» MATERIAL PROVIDED:
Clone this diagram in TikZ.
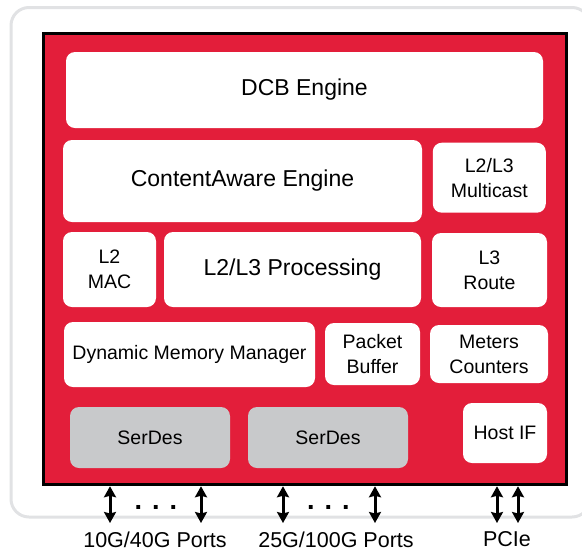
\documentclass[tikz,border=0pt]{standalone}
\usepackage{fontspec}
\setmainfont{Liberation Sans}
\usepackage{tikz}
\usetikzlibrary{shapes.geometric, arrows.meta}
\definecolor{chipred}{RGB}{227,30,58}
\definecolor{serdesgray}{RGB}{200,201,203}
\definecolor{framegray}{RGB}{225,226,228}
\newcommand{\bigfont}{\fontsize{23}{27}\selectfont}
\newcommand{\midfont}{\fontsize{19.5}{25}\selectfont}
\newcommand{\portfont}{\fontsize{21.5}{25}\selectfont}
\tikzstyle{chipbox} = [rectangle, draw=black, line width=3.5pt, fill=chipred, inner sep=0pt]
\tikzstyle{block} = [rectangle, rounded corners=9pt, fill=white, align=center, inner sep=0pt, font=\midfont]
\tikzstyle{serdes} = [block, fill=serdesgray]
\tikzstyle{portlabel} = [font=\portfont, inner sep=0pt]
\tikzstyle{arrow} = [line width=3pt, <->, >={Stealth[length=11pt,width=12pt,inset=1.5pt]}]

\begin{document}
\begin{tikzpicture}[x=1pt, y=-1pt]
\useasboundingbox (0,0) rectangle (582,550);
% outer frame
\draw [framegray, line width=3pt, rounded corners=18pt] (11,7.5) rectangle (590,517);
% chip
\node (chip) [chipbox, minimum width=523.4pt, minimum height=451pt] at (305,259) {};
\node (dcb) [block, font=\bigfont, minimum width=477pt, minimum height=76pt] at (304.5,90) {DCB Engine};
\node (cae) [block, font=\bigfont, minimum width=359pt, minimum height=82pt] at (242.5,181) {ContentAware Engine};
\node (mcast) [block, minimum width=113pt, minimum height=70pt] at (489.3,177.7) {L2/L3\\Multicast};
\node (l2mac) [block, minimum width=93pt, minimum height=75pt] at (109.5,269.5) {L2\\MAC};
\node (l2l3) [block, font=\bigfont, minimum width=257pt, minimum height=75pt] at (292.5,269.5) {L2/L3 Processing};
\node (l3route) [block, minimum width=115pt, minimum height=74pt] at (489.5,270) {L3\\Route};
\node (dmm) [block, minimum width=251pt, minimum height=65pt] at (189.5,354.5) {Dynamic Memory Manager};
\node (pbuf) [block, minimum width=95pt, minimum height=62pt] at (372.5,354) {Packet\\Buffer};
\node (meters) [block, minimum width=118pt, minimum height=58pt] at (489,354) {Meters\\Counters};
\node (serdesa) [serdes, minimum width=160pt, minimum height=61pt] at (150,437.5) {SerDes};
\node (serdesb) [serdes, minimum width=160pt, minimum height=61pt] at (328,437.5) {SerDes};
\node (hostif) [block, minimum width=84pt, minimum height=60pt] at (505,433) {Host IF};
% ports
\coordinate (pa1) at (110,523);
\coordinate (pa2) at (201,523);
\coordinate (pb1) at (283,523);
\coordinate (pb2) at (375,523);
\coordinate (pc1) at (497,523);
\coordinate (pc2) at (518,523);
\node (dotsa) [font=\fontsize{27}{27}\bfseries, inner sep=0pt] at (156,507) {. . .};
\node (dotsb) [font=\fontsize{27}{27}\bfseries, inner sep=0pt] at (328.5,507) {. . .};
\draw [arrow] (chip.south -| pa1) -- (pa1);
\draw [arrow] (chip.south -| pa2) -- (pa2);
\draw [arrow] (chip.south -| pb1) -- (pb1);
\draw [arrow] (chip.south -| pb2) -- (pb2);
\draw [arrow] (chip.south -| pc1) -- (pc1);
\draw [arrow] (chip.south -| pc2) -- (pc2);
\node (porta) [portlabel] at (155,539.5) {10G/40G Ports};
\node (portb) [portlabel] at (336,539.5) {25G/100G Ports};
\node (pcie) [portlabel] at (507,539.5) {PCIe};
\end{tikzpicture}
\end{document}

» WRITTEN PROBLEM:
Quote everything in the listing above exactly; pictures are the only thing to omit.

» EXERCISE ANSWER:
Clone this diagram in TikZ.
\documentclass[tikz,border=0pt]{standalone}
\usepackage{fontspec}
\setmainfont{Liberation Sans}
\usepackage{tikz}
\usetikzlibrary{shapes.geometric, arrows.meta}
\definecolor{chipred}{RGB}{227,30,58}
\definecolor{serdesgray}{RGB}{200,201,203}
\definecolor{framegray}{RGB}{225,226,228}
\newcommand{\bigfont}{\fontsize{23}{27}\selectfont}
\newcommand{\midfont}{\fontsize{19.5}{25}\selectfont}
\newcommand{\portfont}{\fontsize{21.5}{25}\selectfont}
\tikzstyle{chipbox} = [rectangle, draw=black, line width=3.5pt, fill=chipred, inner sep=0pt]
\tikzstyle{block} = [rectangle, rounded corners=9pt, fill=white, align=center, inner sep=0pt, font=\midfont]
\tikzstyle{serdes} = [block, fill=serdesgray]
\tikzstyle{portlabel} = [font=\portfont, inner sep=0pt]
\tikzstyle{arrow} = [line width=3pt, <->, >={Stealth[length=11pt,width=12pt,inset=1.5pt]}]

\begin{document}
\begin{tikzpicture}[x=1pt, y=-1pt]
\useasboundingbox (0,0) rectangle (582,550);
% outer frame
\draw [framegray, line width=3pt, rounded corners=18pt] (11,7.5) rectangle (590,517);
% chip
\node (chip) [chipbox, minimum width=523.4pt, minimum height=451pt] at (305,259) {};
\node (dcb) [block, font=\bigfont, minimum width=477pt, minimum height=76pt] at (304.5,90) {DCB Engine};
\node (cae) [block, font=\bigfont, minimum width=359pt, minimum height=82pt] at (242.5,181) {ContentAware Engine};
\node (mcast) [block, minimum width=113pt, minimum height=70pt] at (489.3,177.7) {L2/L3\\Multicast};
\node (l2mac) [block, minimum width=93pt, minimum height=75pt] at (109.5,269.5) {L2\\MAC};
\node (l2l3) [block, font=\bigfont, minimum width=257pt, minimum height=75pt] at (292.5,269.5) {L2/L3 Processing};
\node (l3route) [block, minimum width=115pt, minimum height=74pt] at (489.5,270) {L3\\Route};
\node (dmm) [block, minimum width=251pt, minimum height=65pt] at (189.5,354.5) {Dynamic Memory Manager};
\node (pbuf) [block, minimum width=95pt, minimum height=62pt] at (372.5,354) {Packet\\Buffer};
\node (meters) [block, minimum width=118pt, minimum height=58pt] at (489,354) {Meters\\Counters};
\node (serdesa) [serdes, minimum width=160pt, minimum height=61pt] at (150,437.5) {SerDes};
\node (serdesb) [serdes, minimum width=160pt, minimum height=61pt] at (328,437.5) {SerDes};
\node (hostif) [block, minimum width=84pt, minimum height=60pt] at (505,433) {Host IF};
% ports
\coordinate (pa1) at (110,523);
\coordinate (pa2) at (201,523);
\coordinate (pb1) at (283,523);
\coordinate (pb2) at (375,523);
\coordinate (pc1) at (497,523);
\coordinate (pc2) at (518,523);
\node (dotsa) [font=\fontsize{27}{27}\bfseries, inner sep=0pt] at (156,507) {. . .};
\node (dotsb) [font=\fontsize{27}{27}\bfseries, inner sep=0pt] at (328.5,507) {. . .};
\draw [arrow] (chip.south -| pa1) -- (pa1);
\draw [arrow] (chip.south -| pa2) -- (pa2);
\draw [arrow] (chip.south -| pb1) -- (pb1);
\draw [arrow] (chip.south -| pb2) -- (pb2);
\draw [arrow] (chip.south -| pc1) -- (pc1);
\draw [arrow] (chip.south -| pc2) -- (pc2);
\node (porta) [portlabel] at (155,539.5) {10G/40G Ports};
\node (portb) [portlabel] at (336,539.5) {25G/100G Ports};
\node (pcie) [portlabel] at (507,539.5) {PCIe};
\end{tikzpicture}
\end{document}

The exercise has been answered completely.